Has the desire for peace given Israel peace? Has it not resulted in Israel's truncation, humiliation and emasculation? Has not the desire for peace, uttered ad nauseum by Israeli politicians, rendered this country increasingly dependent on distant America, and thus more vulnerable to war?



That anyone should expect peace from Arab regimes invariably ruled by force and fraud is a phenomenon for a psychiatrist to study.



Consider:



Did England and France's desire for peace transform Germans or their leaders into doves? Germany, remember, was the home of European humanism and rationalism, of science and philosophy. Are Muslims more humanistic than the nation that produced Kant, Schiller, Heine, Planck and Einstein?
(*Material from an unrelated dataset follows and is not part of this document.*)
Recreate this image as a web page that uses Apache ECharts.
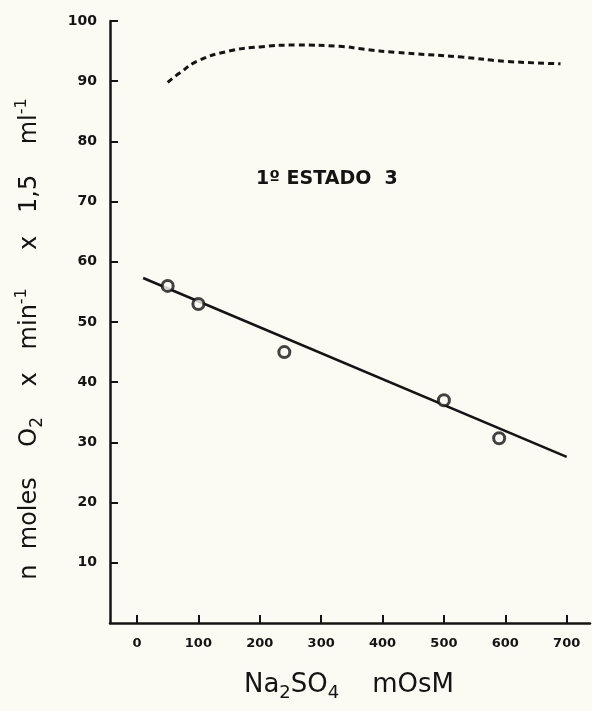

Did the desire for peace save Czechoslovakia? Was it not peace-lovers like Neville Chamberlain - the Peace Now advocate of the 1930s - who precipitated the bloodiest war in human history, including the Holocaust? And did not those puerile pacifists malign Winston Churchill as a "warmonger", just as their counterparts in Israel today defame critics of Oslo as "enemies of peace"?



But let me address lovers of peace who are skeptical about the so-called peace process:



Suppose you expressed no desire for peace. Suppose you declared: "I do not desire peace with Janus-faced Arab despots, who luxuriate in oriental splendor while their people live in abject poverty." Do you have the courage of your convictions?



Suppose you declared: "I do not desire peace with Arab tyrants, who deprive their people of liberty and use them as cannon fodder to make war - yes - and who thereby violate the United Nations Charter and the Universal Declaration of Human Rights." Are you manly enough to proclaim such an attitude?



Then let me remind you of how Ronald Reagan, by calling the Soviet Union the "Evil Empire", placed its rulers on the defensive and precipitated the demise of that tyranny. With his example before us, suppose our critics of the "peace process" were to say:



"I do not desire peace with tyrannies, that is, with regimes ruled by evil men. I do not want to dignify their regimes, and thereby foster the designs of the wicked and perpetuate their oppression of ignorant masses. I do not seek peace with liars and scoundrels, lest I foster cynicism among my countrymen. I prefer to arouse in Arab villains fear, rather than allow them to disarm us with professions of peace."



Is it not wiser to prepare for war than to hobnob with warlike men? Do you think this will make Arab dictators more bellicose? Did Israel's 1979 peace treaty with Egypt make that dictatorship less militant? Then why is Egypt, a regime threatened by no one, engaged in an unprecedented military buildup? Why does Egypt's state-controlled media, in violation of that 1979 treaty, vilify Jews and Israel more than ever before?



I ask the cultists of peace: What makes you think that people in general are peace-lovers like yourselves? Why is violence the dominant theme of the entertainment industry? Why do blacks murder blacks almost every day in America's capital, from which its president preaches peace to the Middle East?



Why did Muslims and Christians slaughter each other in Lebanon - 100,000 dead in thirteen years? And why should Palestinian Arabs who supported Saddam Hussein's rape of Kuwait, another Arab country, live in abiding peace with Jews in Israel? In other words, if Arabs can't live in peace with each other, why do you expect them to live in peace with Jews?



Are not such expectations a sign either of abysmal stupidity or an autistic escape from reality, or perhaps a form of secular mysticism, but in any case, a mental disorder?



We boast of being "modern" and "progressive", of living in an Age of Reason, computer logic, statistics, empirical facts - this is the stuff of scientific and business affairs. So let's be scientific and businesslike by looking at some facts about war and peace.



There have been more than 1,000 wars in the Western world alone in the last 2,500 years. This means that peace is little more than a preparation for war. But from this, it follows that peace treaties are only lulls before the storm - and that those lulled by those treaties are our most vociferous lovers of peace.



And so, the next time a democratic politician talks "peace", dare to denounce him as a fool or a knave. Dare to say you do not support politicians who desire peace with dictatorships. Dare to call those professors of peace "promoters of war".